In the 1930s, Jolie Gabor opened Crystello, a shop selling crystal and porcelain in Budapest, as well as Jolie's, a handmade-costume-jewelry shop at 4 Kigyo Utcza in Budapest; she also established another branch of her eponymous shop in Győr. Eventually there were five such shops in the Budapest area. The firm's jewels also incorporated semiprecious stones and were admired for their old-fashioned settings and workmanship. "Just like Bulgari is known in Rome, that's how well-known I was in Budapest", Jolie Gabor stated. "Jolie's did so well that at holiday time they were standing outside in line waiting until somebody goes out from the inside." The rise of Nazism in Germany forced her to curtail her retail business, Gabor recalled, "Everybody told, 'Jolie is crazy to go now to Berlin and Leipzig for jewelry.' I never went again."

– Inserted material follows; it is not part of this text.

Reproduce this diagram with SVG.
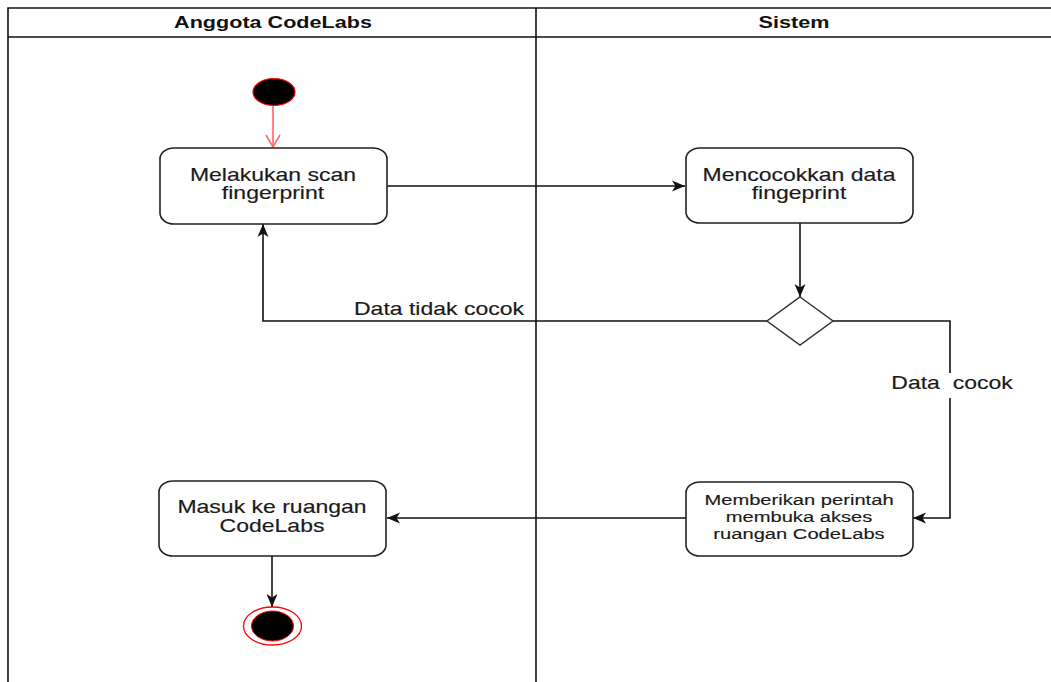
<svg xmlns="http://www.w3.org/2000/svg" width="1051" height="682" viewBox="0 0 1051 682">
  <style>
    .lane { fill: none; stroke: #111; stroke-width: 1.6; }
    .head { font-family: "Liberation Sans", Arial, sans-serif; font-size: 16.6px; font-weight: bold; fill: #111; text-anchor: middle; }
    .box { fill: #fff; stroke: #222; stroke-width: 1.6; }
    .lbl { font-family: "Liberation Sans", Arial, sans-serif; font-size: 17.7px; fill: #1a1a1a; text-anchor: middle; stroke: #1a1a1a; stroke-width: 0.15; }
    .small { font-size: 15.5px; }
    .edge { fill: none; stroke: #111; stroke-width: 1.6; }
    .start { fill: none; stroke: #ff6666; stroke-width: 1.6; }
  </style>
  <defs>
    <marker id="arr" markerUnits="userSpaceOnUse" markerWidth="15" markerHeight="12" refX="13" refY="5.5" orient="auto" viewBox="0 0 15 11">
      <path d="M0,0 L13,5.5 L0,11 L3.5,5.5 Z" fill="#111"/>
    </marker>
    <marker id="open" markerUnits="userSpaceOnUse" markerWidth="16" markerHeight="16" refX="14" refY="8" orient="auto" viewBox="0 0 16 16">
      <path d="M2,1 L14,8 L2,15" fill="none" stroke="#ff6666" stroke-width="1.6"/>
    </marker>
  </defs>

  <rect width="1051" height="682" fill="#fff"/>

  <!-- swimlanes -->
  <g id="lanes">
    <path class="lane" d="M8,682 V8 H1051 M8,37 H1051 M536,8 V682"/>
    <text class="head" transform="translate(273,28) scale(1.3,1)">Anggota CodeLabs</text>
    <text class="head" transform="translate(794,28) scale(1.3,1)">Sistem</text>
  </g>

  <!-- connectors -->
  <g id="connectors">
    <line class="start" x1="273" y1="106" x2="273" y2="147" marker-end="url(#open)"/>
    <line class="edge" x1="387" y1="186" x2="685" y2="186" marker-end="url(#arr)"/>
    <line class="edge" x1="800" y1="223" x2="800" y2="297" marker-end="url(#arr)"/>
    <polyline class="edge" points="767,321 263,321 263,224" marker-end="url(#arr)"/>
    <polyline class="edge" points="832,321 950,321 950,518 913,518" marker-end="url(#arr)"/>
    <line class="edge" x1="686" y1="518" x2="387" y2="518" marker-end="url(#arr)"/>
    <line class="edge" x1="272" y1="556" x2="272" y2="607" marker-end="url(#arr)"/>
    <text class="lbl" style="text-anchor:end" transform="translate(524,315) scale(1.3,1)">Data tidak cocok</text>
    <rect x="888" y="373" width="128" height="25" fill="#fff"/>
    <text class="lbl" transform="translate(952,389) scale(1.3,1)" xml:space="preserve">Data  cocok</text>
  </g>

  <!-- initial node -->
  <g id="start">
    <ellipse cx="274" cy="92" rx="21" ry="13.5" fill="#000" stroke="#ff0000" stroke-width="1.2"/>
  </g>

  <g id="scan">
    <rect class="box" x="160" y="148" width="227" height="76" rx="14" ry="11"/>
    <text class="lbl" transform="translate(273,181) scale(1.3,1)">Melakukan scan</text>
    <text class="lbl" transform="translate(273,199) scale(1.3,1)">fingerprint</text>
  </g>

  <g id="cocokkan">
    <rect class="box" x="686" y="148" width="227" height="75" rx="14" ry="11"/>
    <text class="lbl" transform="translate(799,181) scale(1.3,1)">Mencocokkan data</text>
    <text class="lbl" transform="translate(799,199) scale(1.3,1)">fingeprint</text>
  </g>

  <g id="decision">
    <polygon points="800,297 833,321 800,345 767,321" fill="#fff" stroke="#333" stroke-width="1.5"/>
  </g>

  <g id="akses">
    <rect class="box" x="686" y="482" width="227" height="74" rx="14" ry="11"/>
    <text class="lbl small" transform="translate(799,505) scale(1.3,1)">Memberikan perintah</text>
    <text class="lbl small" transform="translate(799,522) scale(1.3,1)">membuka akses</text>
    <text class="lbl small" transform="translate(799,539) scale(1.3,1)">ruangan CodeLabs</text>
  </g>

  <g id="masuk">
    <rect class="box" x="159" y="481" width="227" height="75" rx="14" ry="11"/>
    <text class="lbl" transform="translate(272,513) scale(1.3,1)">Masuk ke ruangan</text>
    <text class="lbl" transform="translate(272,532) scale(1.3,1)">CodeLabs</text>
  </g>

  <!-- final node -->
  <g id="end">
    <ellipse cx="272.5" cy="626" rx="29" ry="19" fill="#fff" stroke="#ff0000" stroke-width="1.3"/>
    <ellipse cx="272.5" cy="626" rx="21" ry="15" fill="#000" stroke="#ff0000" stroke-width="1"/>
  </g>
</svg>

She was forced to close the stores when Hungary was occupied by the Germans, at which time she and other family members fled to Portugal. They were assisted by Dr. Carlos Almeida Afonseca de Sampayo Garrido, Portuguese ambassador to Hungary — Gabor's daughter Magda reportedly was either his aide or his mistress — who provided safe passage to many Hungarian Jews in 1944. As an article in Vanity Fair stated in 2001, " was under auspices that the family, which was partly Jewish, had been spirited out of the country. (The girls' grandparents and other family members were killed by the Nazis.)" Her brother, Sebastian, also a jeweler, spent part of the war in labor camps, beginning in 1942, until he and their mother, Franceska, were killed in a bombing raid during World War II.

Gabor arrived in the United States on 30 December 1945. She opened a successful costume jewelry business (called Jolie Gabor) in New York City in 1946, with $7,200 borrowed from her daughters. It later moved to 699 Madison Avenue. Gabor also established a branch of the firm in Palm Springs, California. Among the company's designers were Elsa Beck, and Stephen Kelen d'Oxylion, as well as her own daughter, Magda. Beck's obituary was in The New York Times (15 February 2009). One of the saleswomen was Evangelia Callas, mother of future opera diva Maria Callas. In 1953 the store introduced ornamental metal fingernails studded with rhinestones. In 1975, Gabor signed with the Keene Lecture Bureau as an inspirational speaker on the subjects of beauty and personal empowerment.

The jewelry stores were sold by Gabor in the late 1980s to Madeleine Herling (née Magdalena Steingisser), a Hungarian-born businesswoman and philanthropist. Born in 1919 in Budapest and later a resident of São Paulo, Brazil, Herling was a daughter of Sigismund Steingisser and his wife, Frederica (née Pollachek).